A recent study from the University of New York demonstrates that those who speak the most in a group usually end up as leaders. Researchers thus found support for the so-called “babble hypothesis” in leadership.
In the study, researchers found that the quantity of words used had a strong effect on leader selection, even after controlling for gender, age, intelligence, and personality. The quality of the words has little to no effect. It turns out that the path to leadership is indeed through a lot of blah, blah, blah.
This finding has several immediate implications and can explain many observations about the work life in our time.
Speak up!
The first implication is that if you want to become a leader yourself, you must speak up. What you say doesn’t have to be very smart, but you must open your mouth and share your thoughts, often and at length. This way, you signal that you have confidence in yourself and your ideas.
The equally valid implication is that if you are involved in selecting leaders, you must try to reduce this effect. Speaking up frequently does not necessarily indicate that someone cares, it can also be symptomatic of confident individuals who love to hear their own voices, don’t recognize the limits of their knowledge, and don’t bother listening to others. These are not good leadership qualities.
Leaders prefer physical presence
Another observation that can be explained by this finding is the significant difference between leaders and employees regarding their preference on remote work vs. physical presence. Several studies show that leaders prefer physical presence much more than non-leaders. For example, one of these studies found that 75 percent of leaders wanted a general attendance requirement of three days a week or more, while only 34 percent of employees wanted the same.
Leaders value the important information shared in all the informal workplace conversations. They see value in all that talk. This might not be surprising since they are the ones doing most of the talking. Employees, who are often quieter at work, may not always perceive this chit-chat as productive or helpful.
Leaders like meetings
Another observation that this finding can help explain is that leaders like meetings much more than many employees do.
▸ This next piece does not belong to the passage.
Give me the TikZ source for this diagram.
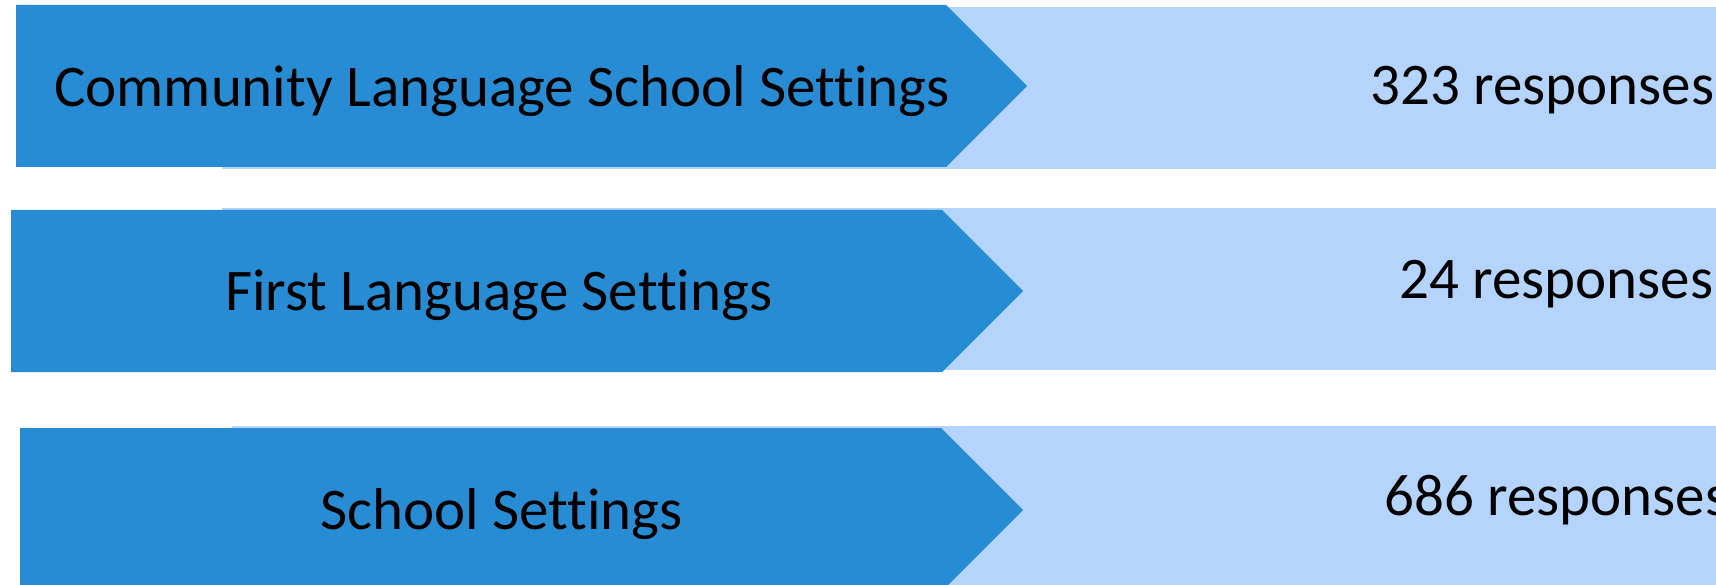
\documentclass[tikz,border=0pt]{standalone}
\usepackage{fontspec}
\setmainfont{Carlito}[Ligatures=NoCommon]
\definecolor{darkblue}{RGB}{40,140,212}
\definecolor{lightblue}{RGB}{180,212,252}
\tikzset{
  band/.style={fill=lightblue, draw=none},
  arrowbox/.style={fill=darkblue, draw=none},
  label/.style={inner sep=0pt, anchor=base west, font=\fontsize{59}{59}\selectfont, text=black}
}
\begin{document}
\begin{tikzpicture}[x=1pt,y=-1pt]
\useasboundingbox (0,0) rectangle (1716,585);
\clip (0,0) rectangle (1716,585);
% light bands
\fill[band] (222,7) rectangle (1716,169);
\fill[band] (222,208) rectangle (1716,370);
\fill[band] (232,426) rectangle (1716,600);
% dark arrow boxes
\fill[arrowbox] (16,5) -- (946,5) -- (1027,86) -- (946,167) -- (16,167) -- cycle;
\fill[arrowbox] (11,210) -- (942,210) -- (1023,291) -- (942,372) -- (11,372) -- cycle;
\fill[arrowbox] (20,428) -- (941,428) -- (1023,510) -- (941,592) -- (20,592) -- cycle;
% labels
\node[label] (l1) at (54,107) {Community Language School Settings};
\node[label] (l2) at (225,311) {First Language Settings};
\node[label] (l3) at (320,529) {School Settings};
\node[label] (n1) at (1370,105) {323 responses};
\node[label] (n2) at (1399,299) {24 responses};
\node[label] (n3) at (1384,515) {686 responses};
\end{tikzpicture}
\end{document}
In an attempt to explain why software developers hate meetings, entrepreneur and venture capitalist Paul Graham makes a famous distinction between “manager’s schedules” and “maker’s schedules”.
Managers and administrators often have days segmented into many short meetings and tasks. This is because managers often have many small problems to solve throughout the day. When managers attend these meetings, they talk a lot and feel efficient and productive. For makers, it might seem like managers are just sitting and talking, but according to them, they are “proactive agents of change, helping members of the organization with sense-making, uncertainty tolerance, and opportunity mindset.”
Makers prefer a different schedule. Developers, engineers, writers, and many other professionals rely on long, uninterrupted work sessions. This is because they are tackling a big problem, not many small ones. You can’t write a book or code new software an hour here and there; you need continuous time for uninterrupted thinking and development. Therefore, makers hate having to attend even just a few meetings during the day; it distracts them from the work they are trying to do.
Organizations depend on communication and coordination, but they also depend on makers trying to solve significant problems. However, the modern organizational schedule is completely dominated by managers’ preferences.
The manager’s schedule holds all the power and overrides the maker’s desire for freedom from small meetings with a lot of manager talk. This power could be distributed more evenly to allow makers to protect some of their time and shield themselves from too much manager talk.